I will not dwell long on this criticism of cryonics because the mind-body question is a very old one that would distract me for many pages if I let it. Suffice it to say, I believe that there is no empirical method of evaluating consciousness and its continuity, whether between life and death, sleeping and waking, or one moment and the next. While it's certainly possible that your "own" consciousness cannot survive the transition of cryonic storage, the claim is non-falsifiable and cannot be used to inform rational decisions.
Beyond medical and philosophical objections, there is a more pragmatic aversion to the steep cost of the procedure. Cryonics companies require annual membership fees in the hundreds of dollars and lump sums upwards of $150,000. For a service with a 0% success rate at present (but no complaints from customers!), that is a daunting price to pay. The easiest way to mitigate the expense is through the purchase of life insurance policies, which are very cheap when young. But squandering your money on a cockamamie idea instead of providing for your loved ones is not terribly appealing to most.
To the transhumanists and singularitarians out there, however, this objection cannot hold up. The post-scarcity (or human) world that will exist after the singularity should obviate the feeling that you need to supply your family with anything once you're gone. And if you hope that your children will be the beneficiaries of human enhancement in a world without a singularity, the only realistic possibility is that you are already rich and able to afford the life extension treatments, bionic limbs, and neural implants of the future. In that case, a hundred and fifty grand is just a drop in the bucket.
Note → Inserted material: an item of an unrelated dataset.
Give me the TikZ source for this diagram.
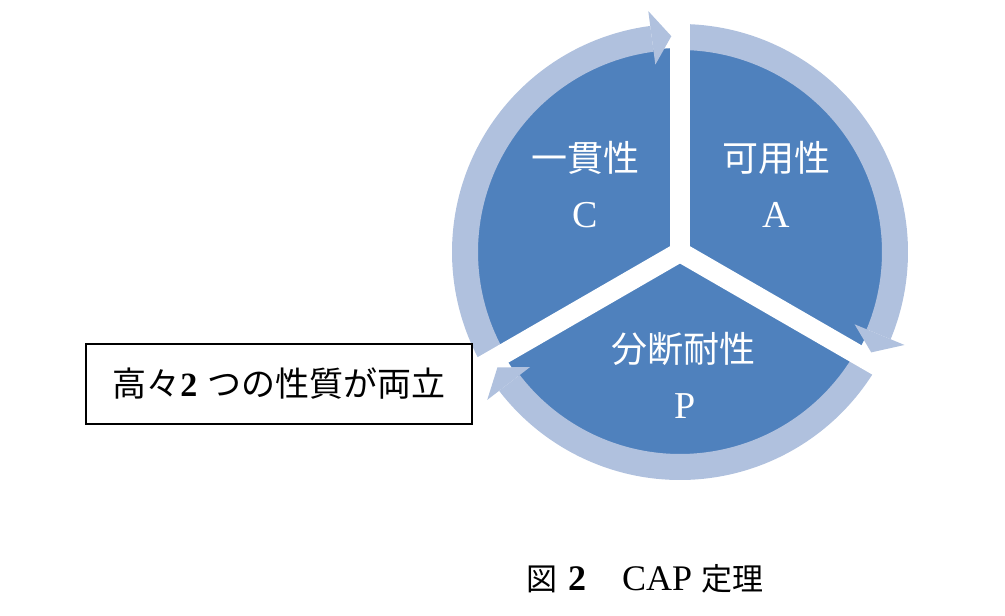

Returning to the high price of cryonics, however, it's important to understand that the 200 current customers are essentially early adopters. As more people choose to experiment with cryonic preservation, the costs will come down due to economies of scale and the refinement of the product that increasing demand allows.
Without valid medical, philosophical, or financial objections to cryonics, I can think of no other reason to avoid it other than pessimism toward the future, which is timeless but nearly always absurd. Even though the science fiction genre is the primary source of dystopian ideas, I believe science fiction also shows us the promise of a brighter future. And if nothing else, cautionary tales help us to avoid potential mistakes. What more could you do to ensure a better tomorrow than to live it?
Cryonics supporters often call upon a decision matrix to demonstrate that, really, opting to have yourself cryopreserved is the only smart choice. It goes like this: if you freeze yourself at death but future technology cannot revive you, then you're still dead; if you freeze yourself at death and future technology can revive you, then you're alive; if you do not freeze yourself at death, you're dead. Regardless of the low chance of success, the philosophical issues, or the high cost, attempting to avoid death at least gives you a chance of doing so. The results of the alternative are clear.